Pore Wall Engineered Polar COFs as Size‐Matched Nanotraps Enable Highly Efficient Capture of Long‐Chain Alkylamines

Abstract Long‐chain alkylamines are widely used as surfactants and inevitably cause environmental pollution. However, there is still a lack of adsorbents that can efficiently remove them due to the scarcity of available binding sites. Herein, this study demonstrates that pore wall‐engineered polar covalent organic frameworks (COFs) with tailored pore size can be used as promising nanotraps for the rapid and highly efficient capture of octadecylamine (ODA, a typical long‐chain alkylamine) from complex practical samples (e.g., salt lake brine). Under the optimized conditions, nitro‐functionalized COFs (TpPa‐NO 2 and TpBD‐NO 2 ) show much better ODA adsorption performances than unfunctionalized TpPa, and TpPa‐NO 2 , whose pore size matches the ODA molecule best, obtained an ODA adsorption capacity as high as 128.5 mg g −1 within 20 min.
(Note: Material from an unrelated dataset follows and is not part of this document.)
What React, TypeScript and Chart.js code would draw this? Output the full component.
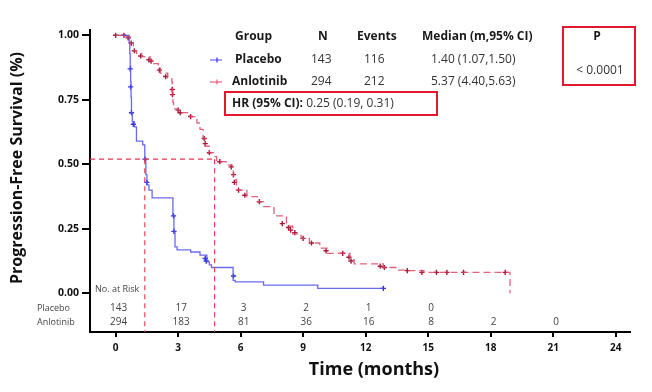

Density functional theory (DFT) calculations and molecular dynamics (MD) simulations elucidate the underlying adsorption mechanisms, revealing that COFs provide multiple interaction forces, including electrostatic, polar, van der Waals, hydrogen bond, hydrophobic, and C─H σ–π interactions, which synergistically contribute to the highly efficient capture of ODA in the 1D polar nanotraps of TpPa‐NO 2 . This study provides a theoretical foundation and experimental evidence for utilizing COFs as long‐chain alkylamine adsorbents and offers a strategy for designing functionally tailored COFs for environmental applications.